Written task —
Please write out the material below exactly as given.

Recorded data —
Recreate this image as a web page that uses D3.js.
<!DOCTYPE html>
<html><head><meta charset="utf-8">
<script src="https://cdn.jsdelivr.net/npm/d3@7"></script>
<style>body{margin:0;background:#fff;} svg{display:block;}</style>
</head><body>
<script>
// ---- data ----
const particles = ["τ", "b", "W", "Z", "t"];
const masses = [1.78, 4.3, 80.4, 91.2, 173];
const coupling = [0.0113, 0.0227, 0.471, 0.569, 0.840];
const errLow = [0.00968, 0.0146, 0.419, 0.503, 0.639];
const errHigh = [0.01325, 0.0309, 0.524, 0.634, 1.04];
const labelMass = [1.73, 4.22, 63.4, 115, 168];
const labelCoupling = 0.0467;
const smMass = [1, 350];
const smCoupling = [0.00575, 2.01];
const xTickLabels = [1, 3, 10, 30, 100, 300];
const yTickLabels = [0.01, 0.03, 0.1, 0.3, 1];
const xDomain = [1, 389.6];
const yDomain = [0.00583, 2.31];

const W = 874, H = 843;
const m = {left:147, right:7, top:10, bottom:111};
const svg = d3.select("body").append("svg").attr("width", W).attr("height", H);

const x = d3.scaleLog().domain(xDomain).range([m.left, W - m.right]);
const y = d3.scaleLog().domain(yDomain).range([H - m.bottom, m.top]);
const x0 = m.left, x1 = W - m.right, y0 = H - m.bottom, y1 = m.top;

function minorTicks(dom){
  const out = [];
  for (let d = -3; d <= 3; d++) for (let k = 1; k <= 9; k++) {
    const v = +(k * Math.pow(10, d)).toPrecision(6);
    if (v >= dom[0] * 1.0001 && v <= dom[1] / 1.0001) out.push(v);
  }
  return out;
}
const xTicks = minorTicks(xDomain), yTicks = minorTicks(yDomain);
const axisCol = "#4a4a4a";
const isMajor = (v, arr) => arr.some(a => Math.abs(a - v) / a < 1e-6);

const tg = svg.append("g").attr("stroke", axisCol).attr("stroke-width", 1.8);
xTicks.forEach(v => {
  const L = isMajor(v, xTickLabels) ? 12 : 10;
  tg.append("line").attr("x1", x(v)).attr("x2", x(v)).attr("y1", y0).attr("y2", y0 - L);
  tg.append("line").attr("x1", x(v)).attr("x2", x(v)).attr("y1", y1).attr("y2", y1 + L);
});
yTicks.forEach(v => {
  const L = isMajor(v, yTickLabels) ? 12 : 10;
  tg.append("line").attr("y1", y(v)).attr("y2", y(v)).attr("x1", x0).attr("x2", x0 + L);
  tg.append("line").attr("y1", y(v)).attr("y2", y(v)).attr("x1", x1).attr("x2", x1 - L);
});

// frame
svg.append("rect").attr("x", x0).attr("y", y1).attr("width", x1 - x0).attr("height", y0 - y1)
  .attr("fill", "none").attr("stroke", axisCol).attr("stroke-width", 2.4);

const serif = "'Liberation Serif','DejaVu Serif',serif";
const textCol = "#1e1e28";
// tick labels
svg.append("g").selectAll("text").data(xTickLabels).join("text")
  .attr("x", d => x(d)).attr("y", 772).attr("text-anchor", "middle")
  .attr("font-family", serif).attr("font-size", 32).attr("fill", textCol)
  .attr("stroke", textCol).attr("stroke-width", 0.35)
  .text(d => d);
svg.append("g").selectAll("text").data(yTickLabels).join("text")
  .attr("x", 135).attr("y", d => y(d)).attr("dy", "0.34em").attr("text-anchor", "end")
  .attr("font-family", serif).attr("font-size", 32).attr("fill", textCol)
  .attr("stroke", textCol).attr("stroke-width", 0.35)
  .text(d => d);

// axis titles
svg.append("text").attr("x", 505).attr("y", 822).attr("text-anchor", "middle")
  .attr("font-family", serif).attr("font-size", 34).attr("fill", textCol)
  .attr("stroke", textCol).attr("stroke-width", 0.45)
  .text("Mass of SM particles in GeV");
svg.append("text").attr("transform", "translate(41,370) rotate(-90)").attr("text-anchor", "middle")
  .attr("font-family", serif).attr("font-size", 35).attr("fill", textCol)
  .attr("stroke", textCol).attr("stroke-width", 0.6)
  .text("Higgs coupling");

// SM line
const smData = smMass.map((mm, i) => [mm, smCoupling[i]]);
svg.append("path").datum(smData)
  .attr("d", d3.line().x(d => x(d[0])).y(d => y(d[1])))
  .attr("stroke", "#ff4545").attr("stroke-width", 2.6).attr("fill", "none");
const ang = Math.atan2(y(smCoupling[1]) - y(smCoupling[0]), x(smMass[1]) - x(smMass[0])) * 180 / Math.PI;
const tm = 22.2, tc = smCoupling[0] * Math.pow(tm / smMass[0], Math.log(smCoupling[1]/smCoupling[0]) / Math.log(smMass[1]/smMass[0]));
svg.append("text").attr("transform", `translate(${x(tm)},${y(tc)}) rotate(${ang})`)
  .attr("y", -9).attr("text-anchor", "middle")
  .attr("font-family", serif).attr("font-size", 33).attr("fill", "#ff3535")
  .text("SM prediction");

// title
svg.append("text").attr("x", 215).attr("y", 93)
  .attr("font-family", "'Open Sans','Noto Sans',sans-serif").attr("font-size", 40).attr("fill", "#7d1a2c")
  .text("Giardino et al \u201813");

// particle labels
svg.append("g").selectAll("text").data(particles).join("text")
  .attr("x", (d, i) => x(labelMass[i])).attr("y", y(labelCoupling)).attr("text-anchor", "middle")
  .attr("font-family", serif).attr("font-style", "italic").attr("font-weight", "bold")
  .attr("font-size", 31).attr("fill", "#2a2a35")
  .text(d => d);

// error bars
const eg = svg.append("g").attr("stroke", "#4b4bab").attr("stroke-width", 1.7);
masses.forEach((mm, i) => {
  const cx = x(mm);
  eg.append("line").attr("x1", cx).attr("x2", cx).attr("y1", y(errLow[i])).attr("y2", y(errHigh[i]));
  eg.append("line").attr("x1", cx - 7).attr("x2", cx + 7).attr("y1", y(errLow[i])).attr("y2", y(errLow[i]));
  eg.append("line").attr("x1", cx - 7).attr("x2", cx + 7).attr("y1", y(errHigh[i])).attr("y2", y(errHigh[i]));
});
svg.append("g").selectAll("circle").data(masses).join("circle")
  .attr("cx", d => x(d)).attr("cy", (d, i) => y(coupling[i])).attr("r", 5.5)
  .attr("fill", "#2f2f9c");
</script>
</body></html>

Written response —
Recreate this image as a web page that uses D3.js.
<!DOCTYPE html>
<html><head><meta charset="utf-8">
<script src="https://cdn.jsdelivr.net/npm/d3@7"></script>
<style>body{margin:0;background:#fff;} svg{display:block;}</style>
</head><body>
<script>
// ---- data ----
const particles = ["τ", "b", "W", "Z", "t"];
const masses = [1.78, 4.3, 80.4, 91.2, 173];
const coupling = [0.0113, 0.0227, 0.471, 0.569, 0.840];
const errLow = [0.00968, 0.0146, 0.419, 0.503, 0.639];
const errHigh = [0.01325, 0.0309, 0.524, 0.634, 1.04];
const labelMass = [1.73, 4.22, 63.4, 115, 168];
const labelCoupling = 0.0467;
const smMass = [1, 350];
const smCoupling = [0.00575, 2.01];
const xTickLabels = [1, 3, 10, 30, 100, 300];
const yTickLabels = [0.01, 0.03, 0.1, 0.3, 1];
const xDomain = [1, 389.6];
const yDomain = [0.00583, 2.31];

const W = 874, H = 843;
const m = {left:147, right:7, top:10, bottom:111};
const svg = d3.select("body").append("svg").attr("width", W).attr("height", H);

const x = d3.scaleLog().domain(xDomain).range([m.left, W - m.right]);
const y = d3.scaleLog().domain(yDomain).range([H - m.bottom, m.top]);
const x0 = m.left, x1 = W - m.right, y0 = H - m.bottom, y1 = m.top;

function minorTicks(dom){
  const out = [];
  for (let d = -3; d <= 3; d++) for (let k = 1; k <= 9; k++) {
    const v = +(k * Math.pow(10, d)).toPrecision(6);
    if (v >= dom[0] * 1.0001 && v <= dom[1] / 1.0001) out.push(v);
  }
  return out;
}
const xTicks = minorTicks(xDomain), yTicks = minorTicks(yDomain);
const axisCol = "#4a4a4a";
const isMajor = (v, arr) => arr.some(a => Math.abs(a - v) / a < 1e-6);

const tg = svg.append("g").attr("stroke", axisCol).attr("stroke-width", 1.8);
xTicks.forEach(v => {
  const L = isMajor(v, xTickLabels) ? 12 : 10;
  tg.append("line").attr("x1", x(v)).attr("x2", x(v)).attr("y1", y0).attr("y2", y0 - L);
  tg.append("line").attr("x1", x(v)).attr("x2", x(v)).attr("y1", y1).attr("y2", y1 + L);
});
yTicks.forEach(v => {
  const L = isMajor(v, yTickLabels) ? 12 : 10;
  tg.append("line").attr("y1", y(v)).attr("y2", y(v)).attr("x1", x0).attr("x2", x0 + L);
  tg.append("line").attr("y1", y(v)).attr("y2", y(v)).attr("x1", x1).attr("x2", x1 - L);
});

// frame
svg.append("rect").attr("x", x0).attr("y", y1).attr("width", x1 - x0).attr("height", y0 - y1)
  .attr("fill", "none").attr("stroke", axisCol).attr("stroke-width", 2.4);

const serif = "'Liberation Serif','DejaVu Serif',serif";
const textCol = "#1e1e28";
// tick labels
svg.append("g").selectAll("text").data(xTickLabels).join("text")
  .attr("x", d => x(d)).attr("y", 772).attr("text-anchor", "middle")
  .attr("font-family", serif).attr("font-size", 32).attr("fill", textCol)
  .attr("stroke", textCol).attr("stroke-width", 0.35)
  .text(d => d);
svg.append("g").selectAll("text").data(yTickLabels).join("text")
  .attr("x", 135).attr("y", d => y(d)).attr("dy", "0.34em").attr("text-anchor", "end")
  .attr("font-family", serif).attr("font-size", 32).attr("fill", textCol)
  .attr("stroke", textCol).attr("stroke-width", 0.35)
  .text(d => d);

// axis titles
svg.append("text").attr("x", 505).attr("y", 822).attr("text-anchor", "middle")
  .attr("font-family", serif).attr("font-size", 34).attr("fill", textCol)
  .attr("stroke", textCol).attr("stroke-width", 0.45)
  .text("Mass of SM particles in GeV");
svg.append("text").attr("transform", "translate(41,370) rotate(-90)").attr("text-anchor", "middle")
  .attr("font-family", serif).attr("font-size", 35).attr("fill", textCol)
  .attr("stroke", textCol).attr("stroke-width", 0.6)
  .text("Higgs coupling");

// SM line
const smData = smMass.map((mm, i) => [mm, smCoupling[i]]);
svg.append("path").datum(smData)
  .attr("d", d3.line().x(d => x(d[0])).y(d => y(d[1])))
  .attr("stroke", "#ff4545").attr("stroke-width", 2.6).attr("fill", "none");
const ang = Math.atan2(y(smCoupling[1]) - y(smCoupling[0]), x(smMass[1]) - x(smMass[0])) * 180 / Math.PI;
const tm = 22.2, tc = smCoupling[0] * Math.pow(tm / smMass[0], Math.log(smCoupling[1]/smCoupling[0]) / Math.log(smMass[1]/smMass[0]));
svg.append("text").attr("transform", `translate(${x(tm)},${y(tc)}) rotate(${ang})`)
  .attr("y", -9).attr("text-anchor", "middle")
  .attr("font-family", serif).attr("font-size", 33).attr("fill", "#ff3535")
  .text("SM prediction");

// title
svg.append("text").attr("x", 215).attr("y", 93)
  .attr("font-family", "'Open Sans','Noto Sans',sans-serif").attr("font-size", 40).attr("fill", "#7d1a2c")
  .text("Giardino et al \u201813");

// particle labels
svg.append("g").selectAll("text").data(particles).join("text")
  .attr("x", (d, i) => x(labelMass[i])).attr("y", y(labelCoupling)).attr("text-anchor", "middle")
  .attr("font-family", serif).attr("font-style", "italic").attr("font-weight", "bold")
  .attr("font-size", 31).attr("fill", "#2a2a35")
  .text(d => d);

// error bars
const eg = svg.append("g").attr("stroke", "#4b4bab").attr("stroke-width", 1.7);
masses.forEach((mm, i) => {
  const cx = x(mm);
  eg.append("line").attr("x1", cx).attr("x2", cx).attr("y1", y(errLow[i])).attr("y2", y(errHigh[i]));
  eg.append("line").attr("x1", cx - 7).attr("x2", cx + 7).attr("y1", y(errLow[i])).attr("y2", y(errLow[i]));
  eg.append("line").attr("x1", cx - 7).attr("x2", cx + 7).attr("y1", y(errHigh[i])).attr("y2", y(errHigh[i]));
});
svg.append("g").selectAll("circle").data(masses).join("circle")
  .attr("cx", d => x(d)).attr("cy", (d, i) => y(coupling[i])).attr("r", 5.5)
  .attr("fill", "#2f2f9c");
</script>
</body></html>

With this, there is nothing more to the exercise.